▸ **Exercise goal**:
All lines below must be repeated exactly, with the pictures omitted.

────

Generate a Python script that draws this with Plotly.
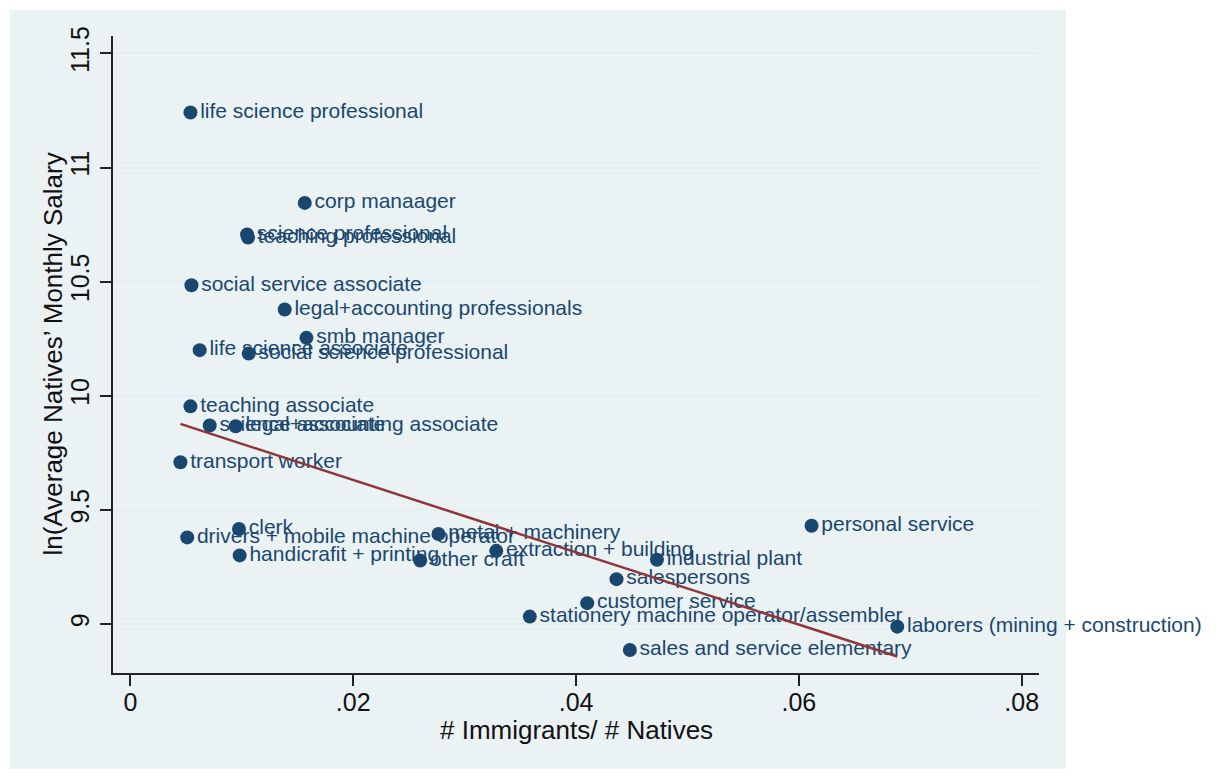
import plotly.graph_objects as go

# occupations: share of immigrants vs log native salary
occupations = [
    "life science professional", "corp manaager", "science professional",
    "teaching professional", "social service associate", "legal+accounting professionals",
    "smb manager", "life science associate", "social science professional",
    "teaching associate", "science associate", "legal+accounting associate",
    "transport worker", "drivers + mobile machine operator", "clerk",
    "handicrafit + printing", "metal + machinery", "other craft",
    "extraction + building", "industrial plant", "salespersons",
    "customer service", "stationery machine operator/assembler",
    "laborers (mining + construction)", "sales and service elementary", "personal service",
]
immig_ratio = [
    0.00539, 0.01565, 0.01047, 0.01056, 0.00548, 0.01385,
    0.01580, 0.00622, 0.01062, 0.00539, 0.00712, 0.00945,
    0.00449, 0.00510, 0.00975, 0.00981, 0.02765, 0.02601,
    0.03284, 0.04726, 0.04363, 0.04100, 0.03585,
    0.06883, 0.04483, 0.06114,
]
ln_salary = [
    11.241, 10.845, 10.707, 10.693, 10.484, 10.378,
    10.254, 10.200, 10.185, 9.954, 9.870, 9.867,
    9.709, 9.380, 9.417, 9.301, 9.395, 9.279,
    9.321, 9.282, 9.197, 9.092, 9.033,
    8.989, 8.887, 9.431,
]

# fitted line endpoints
fit_x = [0.00449, 0.06883]
fit_y = [9.877, 8.858]

x_ticks = [0, 0.02, 0.04, 0.06, 0.08]
x_ticktext = ["0", ".02", ".04", ".06", ".08"]
y_ticks = [9, 9.5, 10, 10.5, 11, 11.5]
y_ticktext = ["9", "9.5", "10", "10.5", "11", "11.5"]

NAVY = "#1A476F"
MAROON = "#90353B"
BG = "#EAF2F3"
INK = "#111111"
FONT = "Liberation Sans, Arial, sans-serif"

# page body has an 8px margin, so lay out in page pixels minus that
OFF = 8
W, H = 1225 - 2 * OFF, 777 - 2 * OFF
plot_left, plot_right, plot_top, plot_bottom = 113 - OFF, 1039 - OFF, 36 - OFF, 673 - OFF
L, R, T, B = plot_left, W - plot_right, plot_top, H - plot_bottom
pw, ph = plot_right - plot_left, plot_bottom - plot_top

fig = go.Figure()
fig.add_trace(go.Scatter(
    x=immig_ratio, y=ln_salary, text=occupations,
    mode="markers+text", textposition="middle right",
    marker=dict(color=NAVY, size=14),
    textfont=dict(color=NAVY, size=21, family=FONT),
    cliponaxis=False, showlegend=False,
))
fig.add_trace(go.Scatter(
    x=fit_x, y=fit_y, mode="lines",
    line=dict(color=MAROON, width=2.5), showlegend=False,
))

# bluish-gray graph region, white outside
fig.add_shape(
    type="rect", xref="paper", yref="paper", layer="below",
    x0=(10 - OFF - plot_left) / pw, x1=(1066 - OFF - plot_left) / pw,
    y0=(plot_bottom - (775 - OFF)) / ph, y1=(plot_bottom - (10 - OFF)) / ph,
    fillcolor=BG, line_width=0,
)

axis_common = dict(
    showline=True, linecolor="#222222", linewidth=2,
    ticks="outside", ticklen=11, tickwidth=1.5, tickcolor="#222222",
    tickfont=dict(size=25, color=INK, family=FONT),
    zeroline=False, mirror=False,
)
fig.update_xaxes(
    range=[-0.00156, 0.08155], tickvals=x_ticks, ticktext=x_ticktext,
    showgrid=False, ticklabelstandoff=-5,
    **axis_common,
)
fig.update_yaxes(
    range=[8.786, 11.576], tickvals=y_ticks, ticktext=y_ticktext, tickangle=-90,
    showgrid=True, gridcolor="#E4EDF0", gridwidth=2, ticklabelstandoff=1,
    **axis_common,
)

fig.add_annotation(
    text="# Immigrants/ # Natives", xref="paper", yref="paper",
    x=0.5, y=0, yanchor="middle", yshift=-57, showarrow=False,
    font=dict(size=26, color=INK, family=FONT),
)
fig.add_annotation(
    text="ln(Average Natives’ Monthly Salary", xref="paper", yref="paper",
    x=0, y=0.5, xanchor="center", xshift=-61, textangle=-90, showarrow=False,
    font=dict(size=26, color=INK, family=FONT),
)

fig.update_layout(
    width=W, height=H, autosize=False,
    margin=dict(l=L, r=R, t=T, b=B),
    paper_bgcolor="white", plot_bgcolor="white",
    font=dict(family=FONT),
)

fig.write_html("out.html")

────

▸ **Full solution**:
Generate a Python script that draws this with Plotly.
import plotly.graph_objects as go

# occupations: share of immigrants vs log native salary
occupations = [
    "life science professional", "corp manaager", "science professional",
    "teaching professional", "social service associate", "legal+accounting professionals",
    "smb manager", "life science associate", "social science professional",
    "teaching associate", "science associate", "legal+accounting associate",
    "transport worker", "drivers + mobile machine operator", "clerk",
    "handicrafit + printing", "metal + machinery", "other craft",
    "extraction + building", "industrial plant", "salespersons",
    "customer service", "stationery machine operator/assembler",
    "laborers (mining + construction)", "sales and service elementary", "personal service",
]
immig_ratio = [
    0.00539, 0.01565, 0.01047, 0.01056, 0.00548, 0.01385,
    0.01580, 0.00622, 0.01062, 0.00539, 0.00712, 0.00945,
    0.00449, 0.00510, 0.00975, 0.00981, 0.02765, 0.02601,
    0.03284, 0.04726, 0.04363, 0.04100, 0.03585,
    0.06883, 0.04483, 0.06114,
]
ln_salary = [
    11.241, 10.845, 10.707, 10.693, 10.484, 10.378,
    10.254, 10.200, 10.185, 9.954, 9.870, 9.867,
    9.709, 9.380, 9.417, 9.301, 9.395, 9.279,
    9.321, 9.282, 9.197, 9.092, 9.033,
    8.989, 8.887, 9.431,
]

# fitted line endpoints
fit_x = [0.00449, 0.06883]
fit_y = [9.877, 8.858]

x_ticks = [0, 0.02, 0.04, 0.06, 0.08]
x_ticktext = ["0", ".02", ".04", ".06", ".08"]
y_ticks = [9, 9.5, 10, 10.5, 11, 11.5]
y_ticktext = ["9", "9.5", "10", "10.5", "11", "11.5"]

NAVY = "#1A476F"
MAROON = "#90353B"
BG = "#EAF2F3"
INK = "#111111"
FONT = "Liberation Sans, Arial, sans-serif"

# page body has an 8px margin, so lay out in page pixels minus that
OFF = 8
W, H = 1225 - 2 * OFF, 777 - 2 * OFF
plot_left, plot_right, plot_top, plot_bottom = 113 - OFF, 1039 - OFF, 36 - OFF, 673 - OFF
L, R, T, B = plot_left, W - plot_right, plot_top, H - plot_bottom
pw, ph = plot_right - plot_left, plot_bottom - plot_top

fig = go.Figure()
fig.add_trace(go.Scatter(
    x=immig_ratio, y=ln_salary, text=occupations,
    mode="markers+text", textposition="middle right",
    marker=dict(color=NAVY, size=14),
    textfont=dict(color=NAVY, size=21, family=FONT),
    cliponaxis=False, showlegend=False,
))
fig.add_trace(go.Scatter(
    x=fit_x, y=fit_y, mode="lines",
    line=dict(color=MAROON, width=2.5), showlegend=False,
))

# bluish-gray graph region, white outside
fig.add_shape(
    type="rect", xref="paper", yref="paper", layer="below",
    x0=(10 - OFF - plot_left) / pw, x1=(1066 - OFF - plot_left) / pw,
    y0=(plot_bottom - (775 - OFF)) / ph, y1=(plot_bottom - (10 - OFF)) / ph,
    fillcolor=BG, line_width=0,
)

axis_common = dict(
    showline=True, linecolor="#222222", linewidth=2,
    ticks="outside", ticklen=11, tickwidth=1.5, tickcolor="#222222",
    tickfont=dict(size=25, color=INK, family=FONT),
    zeroline=False, mirror=False,
)
fig.update_xaxes(
    range=[-0.00156, 0.08155], tickvals=x_ticks, ticktext=x_ticktext,
    showgrid=False, ticklabelstandoff=-5,
    **axis_common,
)
fig.update_yaxes(
    range=[8.786, 11.576], tickvals=y_ticks, ticktext=y_ticktext, tickangle=-90,
    showgrid=True, gridcolor="#E4EDF0", gridwidth=2, ticklabelstandoff=1,
    **axis_common,
)

fig.add_annotation(
    text="# Immigrants/ # Natives", xref="paper", yref="paper",
    x=0.5, y=0, yanchor="middle", yshift=-57, showarrow=False,
    font=dict(size=26, color=INK, family=FONT),
)
fig.add_annotation(
    text="ln(Average Natives’ Monthly Salary", xref="paper", yref="paper",
    x=0, y=0.5, xanchor="center", xshift=-61, textangle=-90, showarrow=False,
    font=dict(size=26, color=INK, family=FONT),
)

fig.update_layout(
    width=W, height=H, autosize=False,
    margin=dict(l=L, r=R, t=T, b=B),
    paper_bgcolor="white", plot_bgcolor="white",
    font=dict(family=FONT),
)

fig.write_html("out.html")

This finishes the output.